DATA SHOWN:

====

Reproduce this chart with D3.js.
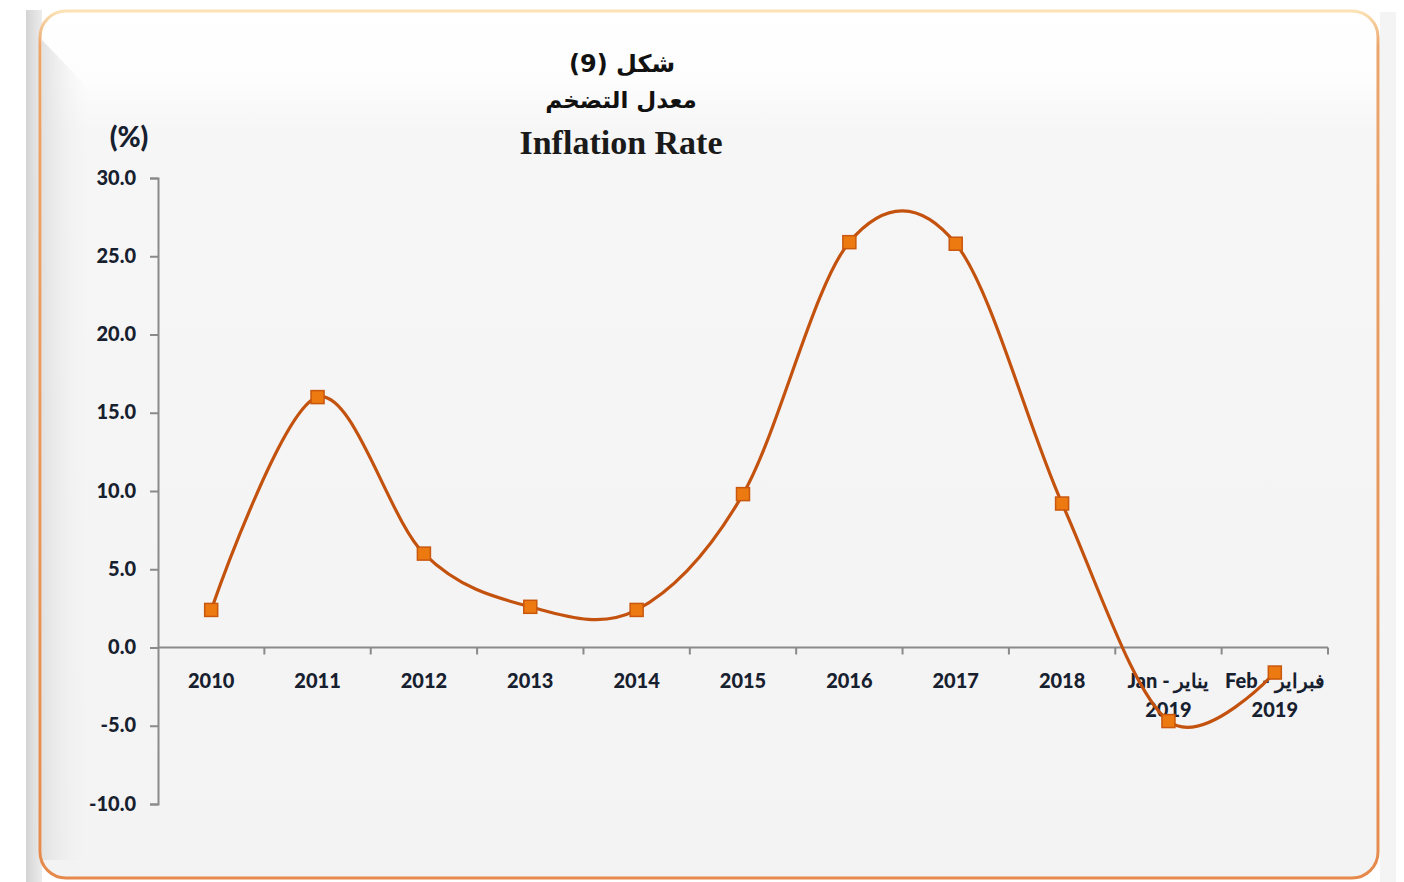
<!DOCTYPE html>
<html>
<head>
<meta charset="utf-8">
<script src="https://cdn.jsdelivr.net/npm/d3@7"></script>
<style>
  html, body { margin: 0; padding: 0; background: #ffffff; }
  svg { display: block; }
</style>
</head>
<body>
<svg id="chart" width="1404" height="882"></svg>
<script>
const categories = ["2010","2011","2012","2013","2014","2015","2016","2017","2018","Jan - يناير|2019","Feb - فبراير|2019"];
const inflation = [2.4, 16.0, 6.0, 2.6, 2.4, 9.8, 25.9, 25.8, 9.2, -4.7, -1.6];
const yTicks = [30, 25, 20, 15, 10, 5, 0, -5, -10];
const titleLines = ["شكل (9)", "معدل التضخم", "Inflation Rate"];
const yUnit = "(%)";

const svg = d3.select("#chart");
const defs = svg.append("defs");

// Background gradients
const bg = defs.append("linearGradient").attr("id","bgGrad").attr("x1",0).attr("y1",0).attr("x2",0).attr("y2",1);
bg.append("stop").attr("offset","0%").attr("stop-color","#ffffff");
bg.append("stop").attr("offset","8%").attr("stop-color","#fdfdfd");
bg.append("stop").attr("offset","14%").attr("stop-color","#f6f6f6");
bg.append("stop").attr("offset","100%").attr("stop-color","#f3f3f3");

const leftShade = defs.append("linearGradient").attr("id","leftShade").attr("x1",0).attr("y1",0).attr("x2",1).attr("y2",0);
leftShade.append("stop").attr("offset","0%").attr("stop-color","#e2e2e2").attr("stop-opacity",1);
leftShade.append("stop").attr("offset","100%").attr("stop-color","#f3f3f3").attr("stop-opacity",0);

const outerShade = defs.append("linearGradient").attr("id","outerShade").attr("x1",0).attr("y1",0).attr("x2",1).attr("y2",0);
outerShade.append("stop").attr("offset","0%").attr("stop-color","#d4d4d4");
outerShade.append("stop").attr("offset","100%").attr("stop-color","#ececec");

const borderGrad = defs.append("linearGradient").attr("id","borderGrad").attr("x1",0).attr("y1",0).attr("x2",0).attr("y2",1);
borderGrad.append("stop").attr("offset","0%").attr("stop-color","#fbe2b5");
borderGrad.append("stop").attr("offset","4%").attr("stop-color","#eba46a");
borderGrad.append("stop").attr("offset","100%").attr("stop-color","#e58a4c");

// Outer gray shadow strip on left and right
svg.append("rect").attr("x",26).attr("y",10).attr("width",16).attr("height",872).attr("fill","url(#outerShade)");
svg.append("rect").attr("x",1380).attr("y",12).attr("width",16).attr("height",870).attr("fill","#f4f4f4");

// Panel
svg.append("rect").attr("x",40).attr("y",11).attr("width",1338).attr("height",867)
  .attr("rx",26).attr("ry",26).attr("fill","url(#bgGrad)");
svg.append("path").attr("d","M42,40 L90,90 L90,860 L42,860 Z")
  .attr("fill","url(#leftShade)");
svg.append("rect").attr("x",40).attr("y",11).attr("width",1338).attr("height",867)
  .attr("rx",26).attr("ry",26).attr("fill","none")
  .attr("stroke","url(#borderGrad)").attr("stroke-width",3);

// Scales
const plot = {left:158, right:1328, top:178, bottom:804};
const y = d3.scaleLinear().domain([-10, 30]).range([plot.bottom, plot.top]);
const x = d3.scaleBand().domain(categories).range([plot.left, plot.right]).padding(0);

const axisColor = "#8a8a8a";
const labelColor = "#17202e";
const labelFont = "Lato, 'Open Sans', sans-serif";
const fmt = d3.formatLocale({decimal:".", thousands:",", grouping:[3], currency:["",""], minus:"-"}).format(".1f");

// Y axis
const yAxis = d3.axisLeft(y).tickValues(yTicks).tickSize(8).tickPadding(14)
  .tickFormat(d => fmt(d));
const gy = svg.append("g").attr("transform",`translate(${plot.left},0)`).call(yAxis);
gy.select(".domain").attr("stroke",axisColor).attr("stroke-width",2);
gy.selectAll(".tick line").attr("stroke",axisColor).attr("stroke-width",2);
gy.selectAll(".tick text").attr("fill",labelColor).attr("font-family",labelFont)
  .attr("font-weight",900).attr("font-size",20).attr("dy","0.3em");

// X axis at y=0
const y0 = y(0);
svg.append("line").attr("x1",plot.left).attr("x2",plot.right).attr("y1",y0).attr("y2",y0)
  .attr("stroke",axisColor).attr("stroke-width",2);
const boundaries = categories.map(c => x(c)).concat([plot.right]).slice(1);
svg.append("g").selectAll("line").data(boundaries).join("line")
  .attr("x1",d=>d).attr("x2",d=>d).attr("y1",y0).attr("y2",y0+7)
  .attr("stroke",axisColor).attr("stroke-width",2);

// X labels
const xl = svg.append("g").selectAll("text").data(categories).join("text")
  .attr("x", d => x(d) + x.bandwidth()/2)
  .attr("y", 688)
  .attr("text-anchor","middle")
  .attr("fill",labelColor).attr("font-family",labelFont)
  .attr("font-weight",900).attr("font-size",20)
  .attr("direction","ltr");
xl.each(function(d){
  const parts = d.split("|");
  const t = d3.select(this);
  parts.forEach((p,i) => {
    t.append("tspan").attr("x", x(d) + x.bandwidth()/2).attr("dy", i===0?0:29).text(p);
  });
});

// Line
const line = d3.line()
  .x((d,i) => x(categories[i]) + x.bandwidth()/2)
  .y(d => y(d))
  .curve(d3.curveCardinal.tension(0));
svg.append("path").datum(inflation).attr("d",line)
  .attr("fill","none").attr("stroke","#c4520f").attr("stroke-width",3.2);

// Markers
const ms = 13;
svg.append("g").selectAll("rect").data(inflation).join("rect")
  .attr("x",(d,i) => x(categories[i]) + x.bandwidth()/2 - ms/2)
  .attr("y",d => y(d) - ms/2)
  .attr("width",ms).attr("height",ms)
  .attr("fill","#ec7a10").attr("stroke","#c9570e").attr("stroke-width",1.5);

// Titles
svg.append("text").attr("x",622).attr("y",72).attr("text-anchor","middle")
  .attr("font-family","'DejaVu Sans', 'Noto Sans', sans-serif").attr("font-weight","bold")
  .attr("font-size",24).attr("fill","#111").text(titleLines[0]);
svg.append("text").attr("x",621).attr("y",108).attr("text-anchor","middle")
  .attr("font-family","'DejaVu Sans', 'Noto Sans', sans-serif").attr("font-weight","bold")
  .attr("font-size",23).attr("fill","#111").text(titleLines[1]);
svg.append("text").attr("x",621).attr("y",154).attr("text-anchor","middle")
  .attr("font-family","'Liberation Serif', 'Times New Roman', serif").attr("font-weight","bold")
  .attr("font-size",34).attr("fill","#1a1a1a").text(titleLines[2]);

// Unit
svg.append("text").attr("x",129).attr("y",147).attr("text-anchor","middle")
  .attr("font-family",labelFont).attr("font-weight",900)
  .attr("font-size",28).attr("fill",labelColor).text(yUnit);
</script>
</body>
</html>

====

Report the number of lines in the listing that include the string "chart"; give nothing but the number.

COMPLETE OUTPUT: 3